[Goal]:
Below, locate the line that contains "Convert this chart to Apache ECharts code.". Repeat exactly from that line to the line that contains "DEPTH_DX=13, DEPTH_DY=10, BAR_W=40;", inclusive, leaving out the pictures.

[Supplied records]:
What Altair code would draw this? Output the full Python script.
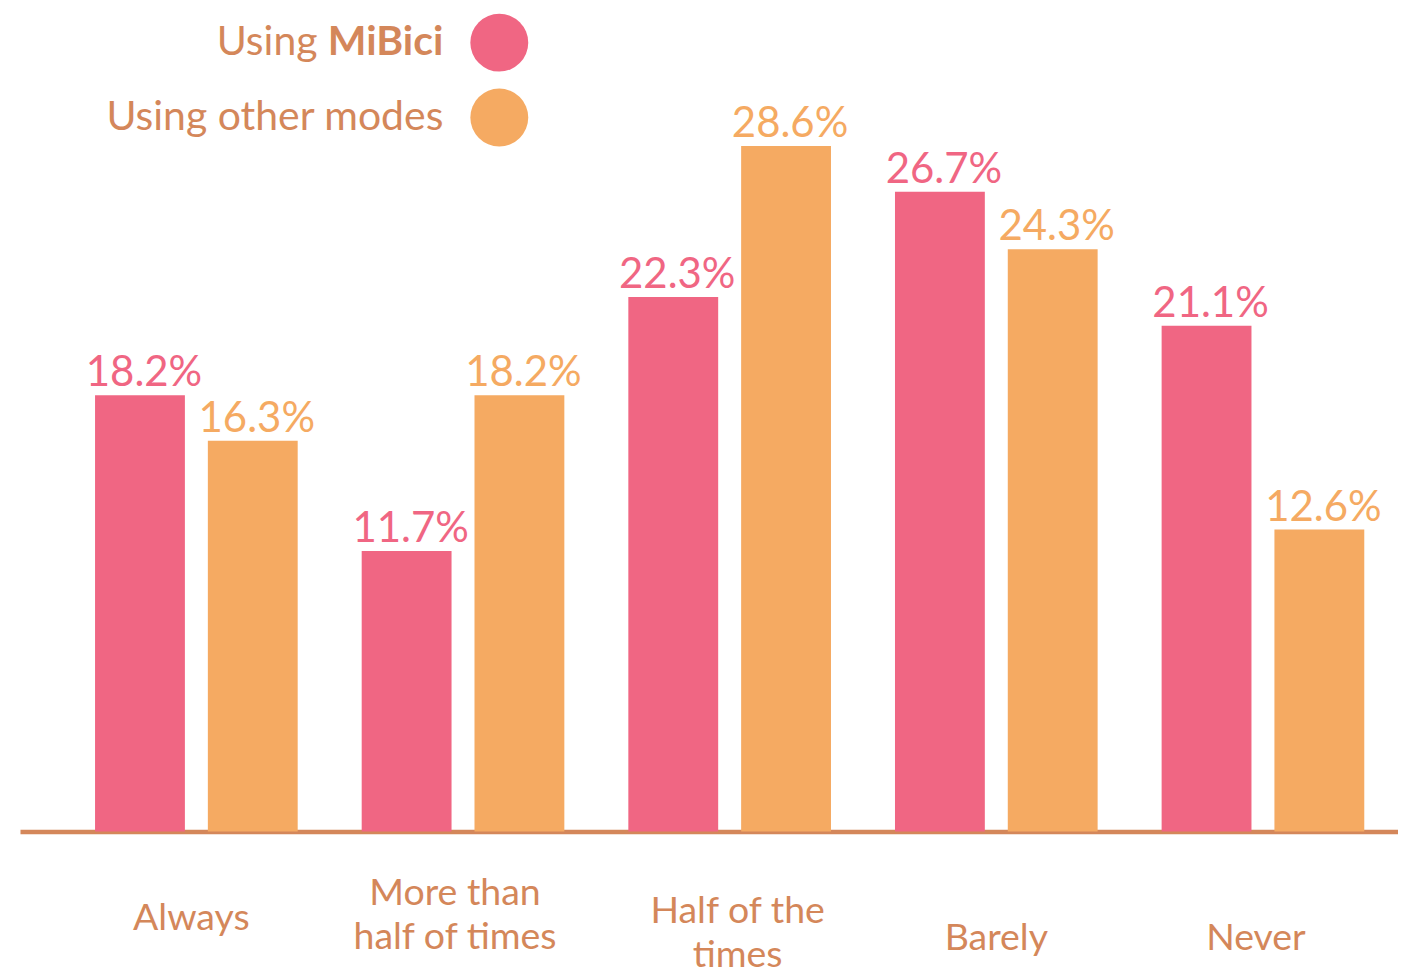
import altair as alt
import pandas as pd

categories = ["Always", "More than half of times", "Half of the times", "Barely", "Never"]
series_names = ["Using MiBici", "Using other modes"]
mibici = [18.2, 11.7, 22.3, 26.7, 21.1]
other = [16.3, 18.2, 28.6, 24.3, 12.6]

legend_regular = ["Using", "Using other modes"]
legend_bold = ["MiBici", ""]

PINK = "#F06683"
ORANGE = "#F5AA62"
BROWN = "#D4875A"
FONT = "Lato"

rows = []
for c, a, b in zip(categories, mibici, other):
    rows.append({"category": c, "series": series_names[0], "value": a})
    rows.append({"category": c, "series": series_names[1], "value": b})
df = pd.DataFrame(rows)

leg = pd.DataFrame({"series": series_names, "regular": legend_regular, "bold": legend_bold})

color = alt.Color("series:N", scale=alt.Scale(domain=series_names, range=[PINK, ORANGE]), legend=None)

label_expr = ("datum.label == 'More than half of times' ? ['More than', 'half of times'] : "
              "datum.label == 'Half of the times' ? ['Half of the', 'times'] : datum.label")


def per_label(values, default):
    return {
        "condition": [
            {"test": f"datum.value == '{c}'", "value": v}
            for c, v in zip(categories, values)
        ],
        "value": default,
    }


x = alt.X(
    "category:N",
    sort=categories,
    scale=alt.Scale(paddingInner=0.24, paddingOuter=0.204, align=0.69),
    axis=alt.Axis(
        title=None,
        domainColor=BROWN,
        domainWidth=4.5,
        ticks=False,
        labelAngle=0,
        labelFont=FONT,
        labelFontSize=37.5,
        labelColor=BROWN,
        labelBaseline="middle",
        labelLineHeight=44,
        labelLimit=500,
        labelOverlap=False,
        labelExpr=label_expr,
        labelPadding=per_label([87, 62, 80, 107, 107], 87),
        labelOffset=per_label([-5, -8, 8, 0, -7], 0),
    ),
)
xoff = alt.XOffset("series:N", scale=alt.Scale(domain=series_names, paddingInner=0.2035, paddingOuter=0))
y = alt.Y("value:Q", scale=alt.Scale(domain=[0, 30]), axis=None)

base = alt.Chart(df).encode(x=x, xOffset=xoff, y=y, color=color)

bars = base.mark_bar()
labels = base.transform_calculate(
    lbl="format(datum.value, '.1f') + '%'"
).mark_text(font=FONT, fontSize=42, baseline="alphabetic", dy=-9, dx=4, align="center").encode(text="lbl:N")

ly = alt.Y("series:N", scale=alt.Scale(domain=series_names, range=[-70, 5], padding=0), axis=None)

leg_base = alt.Chart(leg)
leg_circles = leg_base.mark_point(shape="circle", filled=True, opacity=1, size=3364).encode(
    x=alt.value(480), y=ly, color=color
)
leg_bold = leg_base.mark_text(font=FONT, fontSize=41, fontWeight="bold", align="right",
                              baseline="middle", color=BROWN).encode(
    x=alt.value(424), y=ly, text="bold:N"
)
leg_reg1 = leg_base.transform_filter("datum.bold != ''").mark_text(
    font=FONT, fontSize=41, align="right", baseline="middle", color=BROWN
).encode(x=alt.value(298), y=ly, text="regular:N")
leg_reg2 = leg_base.transform_filter("datum.bold == ''").mark_text(
    font=FONT, fontSize=41, align="right", baseline="middle", color=BROWN
).encode(x=alt.value(424), y=ly, text="regular:N")

chart = alt.layer(bars, labels, leg_circles, leg_bold, leg_reg1, leg_reg2).resolve_scale(
    y="independent"
).properties(
    width=1380,
    height=720,
    autosize=alt.AutoSizeParams(type="none"),
    padding={"left": 12, "top": 104, "right": 0, "bottom": 142},
).configure(font=FONT).configure_view(stroke=None)

chart.save("out.html", embed_options={"renderer": "svg", "actions": False})
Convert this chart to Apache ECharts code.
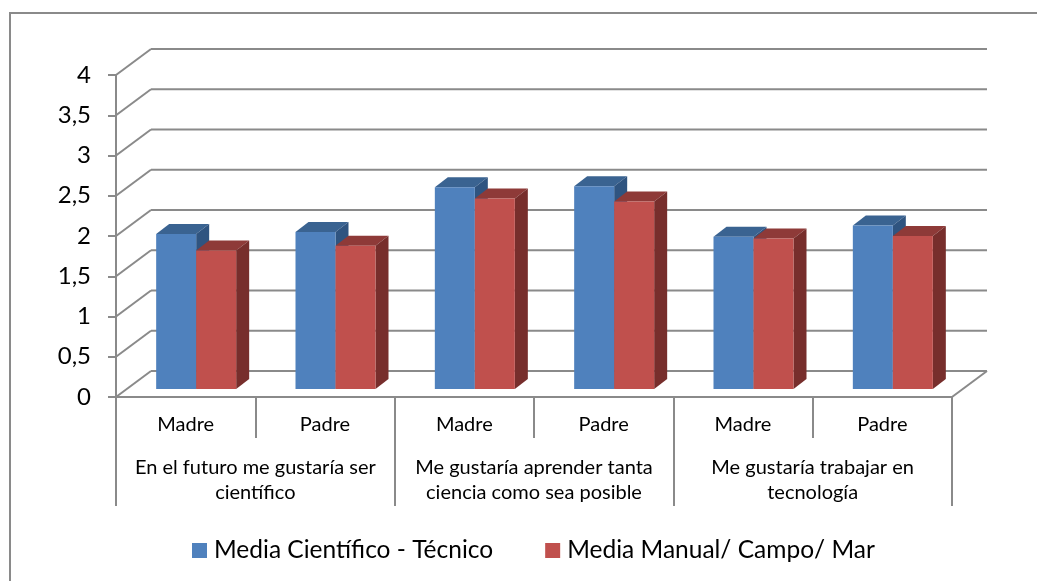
<!DOCTYPE html>
<html><head><meta charset="utf-8">
<style>html,body{margin:0;padding:0;background:#fff}#c{width:1037px;height:581px}</style>
<script src="https://cdn.jsdelivr.net/npm/echarts@6/dist/echarts.min.js"></script>
</head><body><div id="c"></div>
<script>
const subCategories = ['Madre','Padre','Madre','Padre','Madre','Padre'];
const groupCategories = ['En el futuro me gustaría ser\ncientífico','Me gustaría aprender tanta\nciencia como sea posible','Me gustaría trabajar en\ntecnología'];
const seriesNames = ['Media Científico - Técnico','Media Manual/ Campo/ Mar'];
const mediaCientifico = [1.925,1.95,2.505,2.52,1.89,2.03];
const mediaManual = [1.72,1.78,2.365,2.33,1.87,1.90];
const yTicks = [0,0.5,1,1.5,2,2.5,3,3.5,4];
const GRID='#8a8a8a', FONT='Lato, "Open Sans", sans-serif';
const WALL_DX=35, WALL_DY=26, BASE_DX=10.5, BASE_DY=8, DEPTH_DX=13, DEPTH_DY=10, BAR_W=40;

function gridRender(params, api){
  const cs=params.coordSys, v=api.value(0);
  const p=api.coord([0,v]);
  const x0=cs.x, x1=cs.x+cs.width, y=p[1];
  const ls={stroke:GRID,lineWidth:2,fill:null};
  const kids=[
    {type:'line',shape:{x1:x0,y1:y,x2:x0+WALL_DX,y2:y-WALL_DY},style:ls},
    {type:'line',shape:{x1:x0+WALL_DX,y1:y-WALL_DY,x2:x1+WALL_DX,y2:y-WALL_DY},style:ls}
  ];
  if(v===0) kids.push({type:'line',shape:{x1:x1,y1:y,x2:x1+WALL_DX,y2:y-WALL_DY},style:ls});
  return {type:'group',children:kids};
}
function barRender(shift,front,top,side){
  return function(params,api){
    const i=api.value(0),v=api.value(1);
    const t=api.coord([i,v]),b=api.coord([i,0]);
    const xc=b[0]+BASE_DX, x0=xc+shift*BAR_W, x1=x0+BAR_W;
    const yt=t[1]-BASE_DY, yb=b[1]-BASE_DY;
    return {type:'group',children:[
      {type:'polygon',shape:{points:[[x0,yt],[x1,yt],[x1+DEPTH_DX,yt-DEPTH_DY],[x0+DEPTH_DX,yt-DEPTH_DY]]},style:{fill:top}},
      {type:'polygon',shape:{points:[[x1,yt],[x1+DEPTH_DX,yt-DEPTH_DY],[x1+DEPTH_DX,yb-DEPTH_DY],[x1,yb]]},style:{fill:side}},
      {type:'rect',shape:{x:x0,y:yt,width:BAR_W,height:yb-yt},style:{fill:front}}
    ]};
  };
}
const chart=echarts.init(document.getElementById('c'),null,{renderer:'canvas'});
chart.setOption({
  animation:false,backgroundColor:'#fff',
  graphic:[
    {type:'line',silent:true,shape:{x1:9,y1:13,x2:1037,y2:13},style:{stroke:GRID,lineWidth:2},z:-1},
    {type:'line',silent:true,shape:{x1:10,y1:12,x2:10,y2:581},style:{stroke:GRID,lineWidth:2},z:-1}
  ],
  grid:{left:116,right:85,top:75,bottom:184,containLabel:false},
  legend:{left:187,top:533,itemGap:52,itemWidth:15,itemHeight:15,icon:'rect',
    textStyle:{fontFamily:FONT,fontSize:24.5,color:'#000',padding:[0,0,0,2]},
    data:seriesNames},
  xAxis:[
    {type:'category',data:subCategories,position:'bottom',
     axisLine:{lineStyle:{color:GRID,width:2}},
     axisTick:{show:true,length:41,lineStyle:{color:GRID,width:2}},
     axisLabel:{interval:0,fontFamily:FONT,fontSize:20,color:'#000',margin:18}},
    {type:'category',data:groupCategories,position:'bottom',
     axisLine:{show:false},
     axisTick:{show:true,length:109,lineStyle:{color:GRID,width:2}},
     axisLabel:{interval:0,fontFamily:FONT,fontSize:20,color:'#000',margin:58,lineHeight:25}}
  ],
  yAxis:{type:'value',min:0,max:4,interval:0.5,
    axisLine:{show:true,lineStyle:{color:GRID,width:2}},
    axisTick:{show:true,length:8,lineStyle:{color:GRID,width:2}},
    splitLine:{show:false},
    axisLabel:{fontFamily:FONT,fontSize:24,color:'#000',margin:25,padding:[3,0,0,0],formatter:v=>String(v).replace('.',',')}},
  series:[
    {type:'custom',name:'gridlines',silent:true,z:1,data:yTicks.map(v=>[v]),encode:{y:0},renderItem:gridRender},
    {type:'custom',name:seriesNames[0],z:2,itemStyle:{color:'#4F81BD'},
     data:mediaCientifico.map((v,i)=>[i,v]),encode:{x:0,y:1},
     renderItem:barRender(-1,'#4F81BD','#3A6391','#2F5480')},
    {type:'custom',name:seriesNames[1],z:3,itemStyle:{color:'#C0504D'},
     data:mediaManual.map((v,i)=>[i,v]),encode:{x:0,y:1},
     renderItem:barRender(0,'#C0504D','#8E3A38','#772E2C')}
  ]
});
</script></body></html>
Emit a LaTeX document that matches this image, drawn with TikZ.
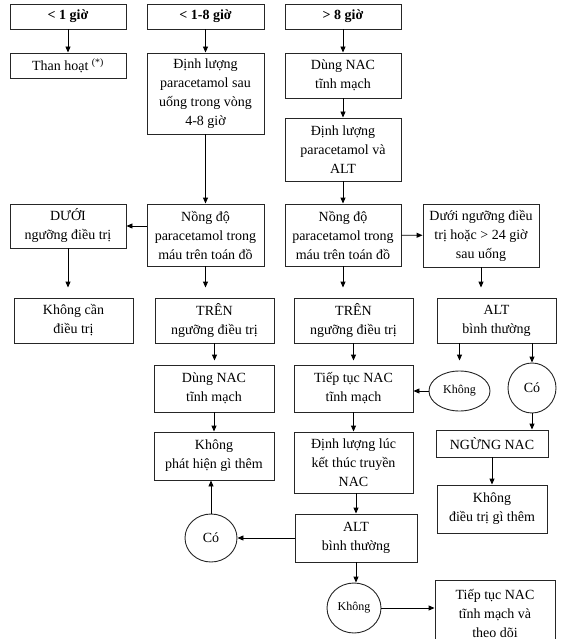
\documentclass[tikz,border=0pt]{standalone}
\usepackage{fontspec}
\setmainfont{Liberation Serif}
\usetikzlibrary{arrows.meta,shapes.geometric}

\begin{document}
\begin{tikzpicture}[x=1pt,y=-1pt,
						every node/.style={font=\fontsize{14}{19}\selectfont},
						box/.style={draw=black!85, line width=0.9pt, rectangle, align=center, inner sep=2pt, minimum width=116pt},
						hd/.style={box, font=\fontsize{14}{19}\selectfont\bfseries, minimum height=25pt},
						oval/.style={draw=black!85, line width=0.9pt, ellipse, inner sep=0pt},
						small/.style={font=\fontsize{12}{14}\selectfont},
						arr/.style={-{Triangle[length=6pt,width=5pt]}, line width=0.9pt},
					]
					\useasboundingbox (0,0) rectangle (567,639);

					% tiêu đề
					\node[hd] (h1) at (68,16.5) {< 1 giờ};
					\node[hd, minimum width=117pt] (h2) at (205.5,16.5) {< 1-8 giờ};
					\node[hd] (h3) at (343,16.5) {> 8 giờ};

					% cột 1
					\node[box, minimum height=25pt] (than) at (68,65.5) {Than hoạt \textsuperscript{(*)}};
					\node[box, minimum height=44pt] (duoi) at (68,226) {DƯỚI\\ngưỡng điều trị};
					\node[box, minimum width=119pt, minimum height=45pt] (khongcan) at (73.5,320.5) {Không cần\\điều trị};

					% cột 2
					\node[box, minimum width=117pt, minimum height=81pt] (dl1) at (205.5,93.5) {Định lượng\\paracetamol sau\\uống trong vòng\\4-8 giờ};
					\node[box, minimum width=117pt, minimum height=62pt] (nd1) at (205.5,235) {Nồng độ\\paracetamol trong\\máu trên toán đồ};
					\node[box, minimum width=119pt, minimum height=45pt] (tren1) at (214.5,320.5) {TRÊN\\ngưỡng điều trị};
					\node[box, minimum width=120pt, minimum height=47pt] (nac2) at (214,388.5) {Dùng NAC\\tĩnh mạch};
					\node[box, minimum width=120pt, minimum height=48pt] (khongpt) at (214,456) {Không\\phát hiện gì thêm};
					\node[oval, minimum width=52pt, minimum height=48pt] (co2) at (211,538) {Có};

					% cột 3
					\node[box, minimum height=45pt] (nac1) at (343,75.5) {Dùng NAC\\tĩnh mạch};
					\node[box, minimum height=63pt] (dl2) at (343,149.5) {Định lượng\\paracetamol và\\ALT};
					\node[box, minimum height=62pt] (nd2) at (343,235) {Nồng độ\\paracetamol trong\\máu trên toán đồ};
					\node[box, minimum width=119pt, minimum height=45pt] (tren2) at (353.5,320.5) {TRÊN\\ngưỡng điều trị};
					\node[box, minimum width=119pt, minimum height=47pt] (tiep) at (353.5,388.5) {Tiếp tục NAC\\tĩnh mạch};
					\node[box, minimum width=119pt, minimum height=61pt] (dlkt) at (353.5,462.5) {Định lượng lúc\\kết thúc truyền\\NAC};
					\node[box, minimum width=122pt, minimum height=48pt] (alt2) at (356,538) {ALT\\bình thường};
					\node[oval, small, minimum width=54pt, minimum height=50pt] (khong2) at (354,608) {Không};

					% cột 4
					\node[box, minimum height=63pt] (duoi2) at (481,235.5) {Dưới ngưỡng điều\\trị hoặc > 24 giờ\\sau uống};
					\node[box, minimum width=119pt, minimum height=45pt] (alt1) at (496.5,320.5) {ALT\\bình thường};
					\node[oval, small, minimum width=61pt, minimum height=40pt] (khong1) at (459.5,391) {Không};
					\node[oval, minimum width=48pt, minimum height=50pt] (co1) at (532,388) {Có};
					\node[box, minimum width=112pt, minimum height=27pt] (ngung) at (492,443.5) {NGỪNG NAC};
					\node[box, minimum width=110pt, minimum height=48pt] (khongdt) at (492,509) {Không\\điều trị gì thêm};
					\node[box, minimum width=120pt, minimum height=66pt] (tiep2) at (495,613) {Tiếp tục NAC\\tĩnh mạch và\\theo dõi};

					% mũi tên
					\draw[arr] (h1) -- (than);
					\draw[arr] (h2) -- (dl1);
					\draw[arr] (h3) -- (nac1);
					\draw[arr] (nac1) -- (dl2);
					\draw[arr] (dl1) -- (nd1);
					\draw[arr] (dl2) -- (nd2);
					\draw[arr] (nd1.west |- duoi.east) -- (duoi.east);
					\draw[arr] (nd2) -- (duoi2);
					\draw[arr, shorten >=10pt] (duoi.south) -- (duoi.south |- khongcan.north);
					\draw[arr, shorten >=10pt] (nd1.south) -- (nd1.south |- tren1.north);
					\draw[arr, shorten >=10pt] (nd2.south) -- (nd2.south |- tren2.north);
					\draw[arr, shorten >=10pt] (duoi2.south) -- (duoi2.south |- alt1.north);
					\draw[arr, shorten >=4pt] (tren1.south) -- (tren1.south |- nac2.north);
					\draw[arr, shorten >=4pt] (tren2.south) -- (tren2.south |- tiep.north);
					\draw[arr] (nac2) -- (khongpt);
					\draw[arr] (tiep) -- (dlkt);
					\draw[arr] (alt2.north |- dlkt.south) -- (alt2.north);
					\draw[arr, shorten >=10pt] (alt1.south -| khong1.north) -- (khong1.north);
					\draw[arr] (alt1.south -| co1.north) -- (co1.north);
					\draw[arr] (khong1.west) -- (khong1.west -| tiep.east);
					\draw[arr] (co1.south) -- (co1.south |- ngung.north);
					\draw[arr] (ngung) -- (khongdt);
					\draw[arr] (alt2.west) -- (alt2.west -| co2.east);
					\draw[arr] (co2.north) -- (co2.north |- khongpt.south);
					\draw[arr] (alt2.south) -- (alt2.south |- khong2.north);
					\draw[arr] (khong2.east) -- (khong2.east -| tiep2.west);

				\end{tikzpicture}
\end{document}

[The reply]:
Convert this chart to Apache ECharts code.
<!DOCTYPE html>
<html><head><meta charset="utf-8">
<style>html,body{margin:0;padding:0;background:#fff}#c{width:1037px;height:581px}</style>
<script src="https://cdn.jsdelivr.net/npm/echarts@6/dist/echarts.min.js"></script>
</head><body><div id="c"></div>
<script>
const subCategories = ['Madre','Padre','Madre','Padre','Madre','Padre'];
const groupCategories = ['En el futuro me gustaría ser\ncientífico','Me gustaría aprender tanta\nciencia como sea posible','Me gustaría trabajar en\ntecnología'];
const seriesNames = ['Media Científico - Técnico','Media Manual/ Campo/ Mar'];
const mediaCientifico = [1.925,1.95,2.505,2.52,1.89,2.03];
const mediaManual = [1.72,1.78,2.365,2.33,1.87,1.90];
const yTicks = [0,0.5,1,1.5,2,2.5,3,3.5,4];
const GRID='#8a8a8a', FONT='Lato, "Open Sans", sans-serif';
const WALL_DX=35, WALL_DY=26, BASE_DX=10.5, BASE_DY=8, DEPTH_DX=13, DEPTH_DY=10, BAR_W=40;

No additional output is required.